Have an updated schedule readily available. Try to get interviews scheduled and on the books right then and there. If you need time to evaluate their resume, have a follow-up plan in place. Collect their physical resume and inform them of your follow plan providing timelines and next steps. Speed is key here. Try to schedule the first round of interviews for the following week if you can. 

If you arranged for the vocational students to stop by your booth, be prepared for when they stop by. This would be a great time to run through a demonstration or give a quick presentation on the tools and equipment of your trade. When showcasing your booth materials speak clearly and often pause to ask if anyone has questions. Treat each question with importance and provide as thorough an answer as possible. 

Hand out your giveaways, let candidates interact with your booth, and ask them questions to kick off the conversation. Collect contact information before they leave, and keep track of the number of people you interact with. Hand out your contact information and any brochures or informational pieces you have and inform them of your intent to follow up. 

What to do after the show 

One of the most important job fair tips for contractors comes after the event. Evaluate all resumes you collected and execute follow-ups. Get interviews scheduled quickly. Candidates likely talked to dozens of other companies and may have already scheduled interviews elsewhere.
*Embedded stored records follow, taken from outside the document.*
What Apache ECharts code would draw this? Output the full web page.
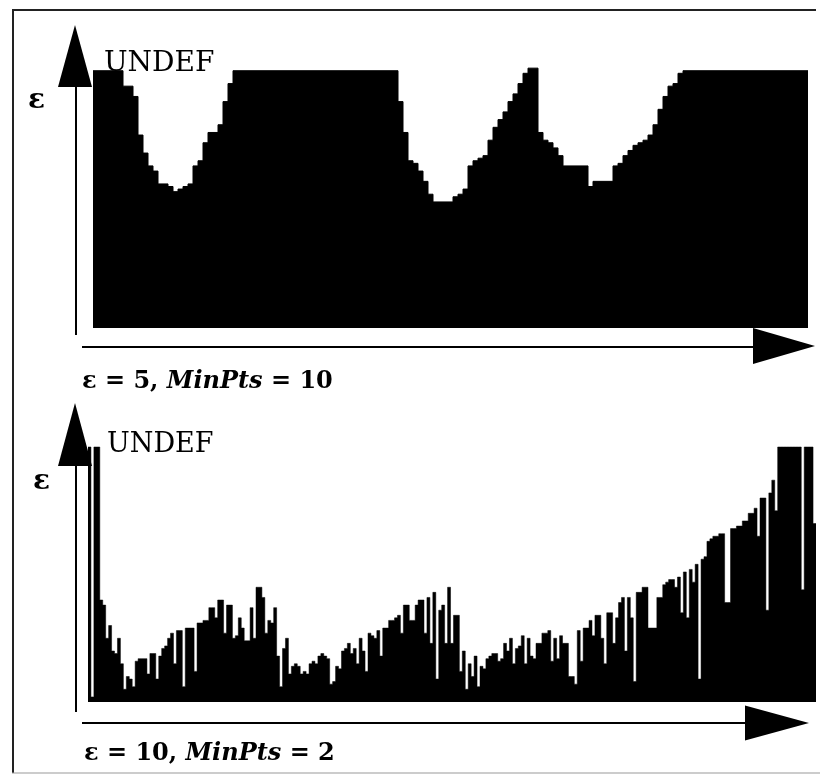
<!DOCTYPE html>
<html>
<head>
<meta charset="utf-8">
<script src="https://cdn.jsdelivr.net/npm/echarts@6/dist/echarts.min.js"></script>
<style>
html,body{margin:0;padding:0;background:#fff;}
#chart{width:820px;height:774px;}
</style>
</head>
<body>
<div id="chart"></div>
<script>
// Reachability values (UNDEF drawn at 100)
const UNDEF = 100;
const reachTop = [
  100,100,100,100,100,100,94,94,90,75,
  68,63,61,56,56,55,53,54,55,56,
  63,65,72,76,76,79,88,95,100,100,
  100,100,100,100,100,100,100,100,100,100,
  100,100,100,100,100,100,100,100,100,100,
  100,100,100,100,100,100,100,100,100,100,
  100,88,76,65,64,61,57,52,49,49,
  49,49,51,52,54,63,65,66,67,73,
  78,81,84,88,91,95,99,101,101,76,
  73,72,70,67,63,63,63,63,63,55,
  57,57,57,57,63,64,67,69,71,72,
  73,75,79,85,90,94,95,99,100,100,
  100,100,100,100,100,100,100,100,100,100,
  100,100,100,100,100,100,100,100,100,100,
  100,100,100
];
const reachBottom = [
  100,2,100,100,40,38,25,30,20,19,25,15,5,10,9,6,16,17,17,17,11,19,19,9,18,21,22,25,27,15,28,28,6,29,29,29,12,31,31,32,32,37,37,33,40,40,27,38,38,25,26,33,29,24,24,37,25,45,45,41,27,
  32,31,37,18,6,21,25,11,14,15,14,11,12,11,15,16,15,18,19,18,17,7,8,14,13,20,21,23,19,21,15,25,20,12,27,26,25,28,18,29,29,32,32,33,34,27,38,38,32,32,38,40,40,27,41,23,43,9,
  36,38,23,45,23,34,34,12,20,5,15,10,18,6,14,13,17,18,19,19,16,17,23,20,25,15,21,22,26,15,25,18,17,23,23,27,27,28,16,25,17,26,23,23,10,10,7,28,16,29,29,32,26,34,34,25,15,35,35,23,33,39,
  41,20,41,33,8,43,43,45,45,29,29,29,41,41,46,47,48,48,45,49,35,51,33,52,47,54,9,56,57,63,64,65,65,66,66,39,39,68,68,69,69,71,71,74,74,76,65,80,80,36,82,87,75,100,100,100,100,100,100,100,100,44,100,100,100,70
];
const labelTop = ['ε = 5, ', 'MinPts', ' = 10'];
const labelBottom = ['ε = 10, ', 'MinPts', ' = 2'];
const undefText = 'UNDEF';
const axisSymbol = 'ε';

function stepData(arr){
  const d = arr.map((v,i)=>[i,v]);
  d.push([arr.length, arr[arr.length-1]]);
  return d;
}

const chart = echarts.init(document.getElementById('chart'));
const serif = '"DejaVu Serif", "Liberation Serif", serif';
const black = '#000';

function arrowUp(x, tipY, baseY, half){ return {type:'polygon', shape:{points:[[x,tipY],[x-half,baseY],[x+half,baseY]]}, style:{fill:black}}; }
function arrowRight(tipX, y, baseX, half){ return {type:'polygon', shape:{points:[[tipX,y],[baseX,y-half],[baseX,y+half]]}, style:{fill:black}}; }
function line(x1,y1,x2,y2,w,c){ return {type:'line', shape:{x1,y1,x2,y2}, style:{stroke:c||black, lineWidth:w}}; }
function txt(x,y,text,font){ return {type:'text', x:x, y:y, style:{text:text, font:font, fill:black, textAlign:'left', align:'left', textVerticalAlign:'middle', verticalAlign:'middle'}}; }
function richTxt(x,y,parts){
  return {type:'text', x:x, y:y, style:{
    text:'{b|'+parts[0]+'}{i|'+parts[1]+'}{b|'+parts[2]+'}',
    rich:{b:{font:'bold 24px '+serif, fill:black}, i:{font:'italic bold 24px '+serif, fill:black}},
    fill:black, textAlign:'left', align:'left', textVerticalAlign:'middle', verticalAlign:'middle'}};
}

const option = {
  animation:false,
  backgroundColor:'#fff',
  grid:[
    {left:93, top:45, width:715, height:283},
    {left:88, top:421.5, width:728, height:280.5}
  ],
  xAxis:[
    {gridIndex:0, type:'value', min:0, max:reachTop.length, show:false},
    {gridIndex:1, type:'value', min:0, max:reachBottom.length, show:false}
  ],
  yAxis:[
    {gridIndex:0, type:'value', min:0, max:110, show:false},
    {gridIndex:1, type:'value', min:0, max:110, show:false}
  ],
  series:[
    {type:'line', xAxisIndex:0, yAxisIndex:0, step:'end', symbol:'none', data:stepData(reachTop),
     lineStyle:{color:black, width:1}, areaStyle:{color:black, opacity:1}, silent:true},
    {type:'line', xAxisIndex:1, yAxisIndex:1, step:'end', symbol:'none', data:stepData(reachBottom),
     lineStyle:{color:black, width:0.5}, areaStyle:{color:black, opacity:1}, silent:true}
  ],
  graphic:[
    // frame
    line(12,10,816,10,2,'#222'),
    line(13,10,13,773,2,'#222'),
    line(12,773,820,773,1,'#999'),
    // top axes
    line(76,86,76,335,2),
    arrowUp(75,25,87,17),
    line(82,347,758,347,2),
    arrowRight(815,346,753,18),
    // bottom axes
    line(76,465,76,712,2),
    arrowUp(75,403,466,17),
    line(82,723,750,723,2),
    arrowRight(809,723,745,17.5),
    // texts
    txt(28,101,axisSymbol,'bold 28px '+serif),
    txt(104,64,undefText,'28px '+serif),
    richTxt(82,382,labelTop),
    txt(33,482,axisSymbol,'bold 28px '+serif),
    txt(107,445,undefText,'27px '+serif),
    richTxt(84,754,labelBottom)
  ]
};
chart.setOption(option);
</script>
</body>
</html>
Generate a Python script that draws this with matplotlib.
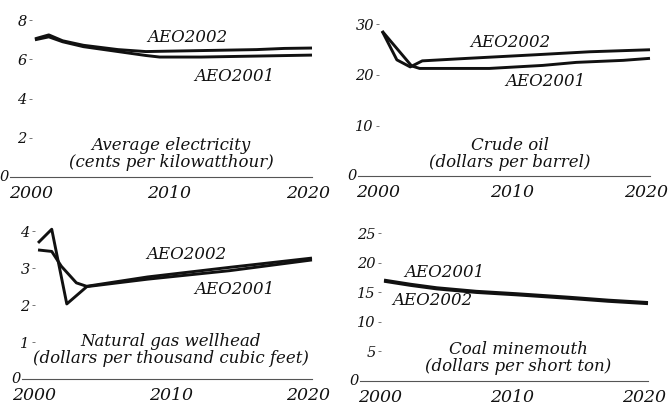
import matplotlib
matplotlib.use("Agg")
import matplotlib.pyplot as plt
from matplotlib.transforms import ScaledTranslation

# Average electricity price, cents per kilowatthour
elec_years_02 = [2000, 2001, 2002, 2003.5, 2006, 2008, 2012, 2016, 2018, 2020]
elec_aeo2002 = [7.05, 7.25, 6.95, 6.72, 6.5, 6.4, 6.45, 6.5, 6.56, 6.58]
elec_years_01 = [2000, 2001, 2002, 2003.5, 2006, 2008, 2009, 2012, 2016, 2020]
elec_aeo2001 = [7.0, 7.15, 6.9, 6.65, 6.4, 6.2, 6.12, 6.12, 6.17, 6.22]

# Crude oil, dollars per barrel
crude_years_02 = [2000, 2001.1, 2002.1, 2003, 2006.4, 2011.4, 2015.5, 2020]
crude_aeo2002 = [28.7, 23.0, 21.6, 22.8, 23.3, 24.0, 24.6, 25.0]
crude_years_01 = [2000, 2002.2, 2002.8, 2008, 2012, 2014.5, 2018, 2020]
crude_aeo2001 = [28.7, 21.8, 21.3, 21.3, 21.9, 22.5, 22.9, 23.3]

# Natural gas wellhead, dollars per thousand cubic feet
gas_years_02 = [2000, 2001, 2002.1, 2003.6, 2008, 2014, 2020]
gas_aeo2002 = [3.68, 4.05, 2.03, 2.51, 2.76, 3.02, 3.27]
gas_years_01 = [2000, 2001, 2001.7, 2002.8, 2003.6, 2008, 2014, 2020]
gas_aeo2001 = [3.49, 3.45, 3.05, 2.6, 2.5, 2.7, 2.93, 3.22]

# Coal minemouth, dollars per short ton
coal_years = [2000, 2002, 2004, 2007, 2010, 2014, 2017, 2020]
coal_aeo2001 = [17.1, 16.4, 15.8, 15.2, 14.8, 14.2, 13.7, 13.3]
coal_aeo2002 = [16.9, 16.2, 15.6, 15.0, 14.6, 14.0, 13.5, 13.1]

year_ticks = [2000, 2010, 2020]

W, H = 671, 409
FONT = "DejaVu Serif"
INK = "#111111"


def box(left, top, right, bottom):
    """Pixel box -> figure fraction rect."""
    return [left / W, 1 - bottom / H, (right - left) / W, (bottom - top) / H]


def draw_panel(fig, ax, x0, ylim, yticks, series, labels, title, title_xy):
    ax.set_xlim(x0, 2020)
    ax.set_ylim(*ylim)
    for years, vals in series:
        ax.plot(years, vals, color=INK, lw=2.1, solid_capstyle="butt",
                solid_joinstyle="round", clip_on=False)

    for side in ("top", "right"):
        ax.spines[side].set_visible(False)
    ax.spines["bottom"].set_color("#555555")
    ax.spines["bottom"].set_linewidth(0.8)
    ax.spines["left"].set_position(("data", 1999.8))
    ax.spines["left"].set_visible(False)

    ax.set_xticks(year_ticks)
    ax.set_xticklabels([str(y) for y in year_ticks])
    ax.tick_params(axis="x", length=0, pad=6)
    ax.set_yticks(yticks)
    ax.set_yticklabels([f"{t:g}" for t in yticks])
    ax.tick_params(axis="y", length=2.5, width=0.7, color="#777777", pad=1.5)

    shift = ScaledTranslation(-0.04, 0, fig.dpi_scale_trans)
    for lab in ax.get_xticklabels():
        lab.set_fontsize(12.5)
        lab.set_transform(lab.get_transform() + shift)
    for lab in ax.get_yticklabels():
        lab.set_fontsize(10.5)
    for lab in ax.get_xticklabels() + ax.get_yticklabels():
        lab.set_fontfamily(FONT)
        lab.set_fontstyle("italic")
        lab.set_color(INK)

    ax.annotate("0", (x0, 0), xytext=(-1, 0), textcoords="offset points",
                ha="right", va="center", fontsize=10.5, family=FONT,
                style="italic", color=INK, annotation_clip=False)

    for text, x, y in labels:
        ax.text(x, y, text, ha="center", va="center", fontsize=12,
                family=FONT, style="italic", color=INK)

    ax.text(title_xy[0], title_xy[1], title, transform=ax.transAxes,
            ha="center", va="center", fontsize=12, family=FONT,
            style="italic", color=INK, linespacing=0.98)


fig = plt.figure(figsize=(W / 100, H / 100), dpi=100)
fig.patch.set_facecolor("white")

ax_elec = fig.add_axes(box(10, 10.4, 312, 177))
draw_panel(
    fig, ax_elec, 1998.2, (0, 8.5), [2, 4, 6, 8],
    [(elec_years_02, elec_aeo2002), (elec_years_01, elec_aeo2001)],
    [("AEO2002", 2011.0, 7.14), ("AEO2001", 2014.4, 5.15)],
    "Average electricity\n(cents per kilowatthour)", (0.533, 0.138),
)

ax_crude = fig.add_axes(box(358, 14.4, 650, 176))
draw_panel(
    fig, ax_crude, 1998.2, (0, 32), [10, 20, 30],
    [(crude_years_02, crude_aeo2002), (crude_years_01, crude_aeo2001)],
    [("AEO2002", 2009.6, 26.5), ("AEO2001", 2012.2, 18.8)],
    "Crude oil\n(dollars per barrel)", (0.52, 0.136),
)

ax_gas = fig.add_axes(box(22, 220, 312, 379))
draw_panel(
    fig, ax_gas, 1998.83, (0, 4.3), [1, 2, 3, 4],
    [(gas_years_02, gas_aeo2002), (gas_years_01, gas_aeo2001)],
    [("AEO2002", 2010.8, 3.38), ("AEO2001", 2014.3, 2.43)],
    "Natural gas wellhead\n(dollars per thousand cubic feet)", (0.514, 0.182),
)

ax_coal = fig.add_axes(box(360, 224.6, 648, 381))
draw_panel(
    fig, ax_coal, 1998.18, (0, 26.5), [5, 10, 15, 20, 25],
    [(coal_years, coal_aeo2001), (coal_years, coal_aeo2002)],
    [("AEO2001", 2004.6, 18.3), ("AEO2002", 2003.7, 13.56)],
    "Coal minemouth\n(dollars per short ton)", (0.549, 0.147),
)

fig.savefig("out.png", dpi=100, facecolor="white")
Don’t miss out on a promising candidate by waiting too long. 

With timely matters taken care of, evaluate how the event went overall. Check how you did against your goals. Did you collect the number of resumes you wanted? Did you schedule the number of interviews you set? If not, try to come to an understanding of why you missed your mark. If yes, try to pinpoint what worked so you can incorporate that into your next event. List three things you learned, three things that went well, and three things you could improve on. Use what you write as the foundation for planning your next event. 


We hope these job fair tips for contractors help you maximize your next recruiting experience at a job fair or career day. Set goals, go in with a plan, and educate candidates on the positive aspects of your trade. With these job fair tips for contractors hire the right candidates for your business with confidence.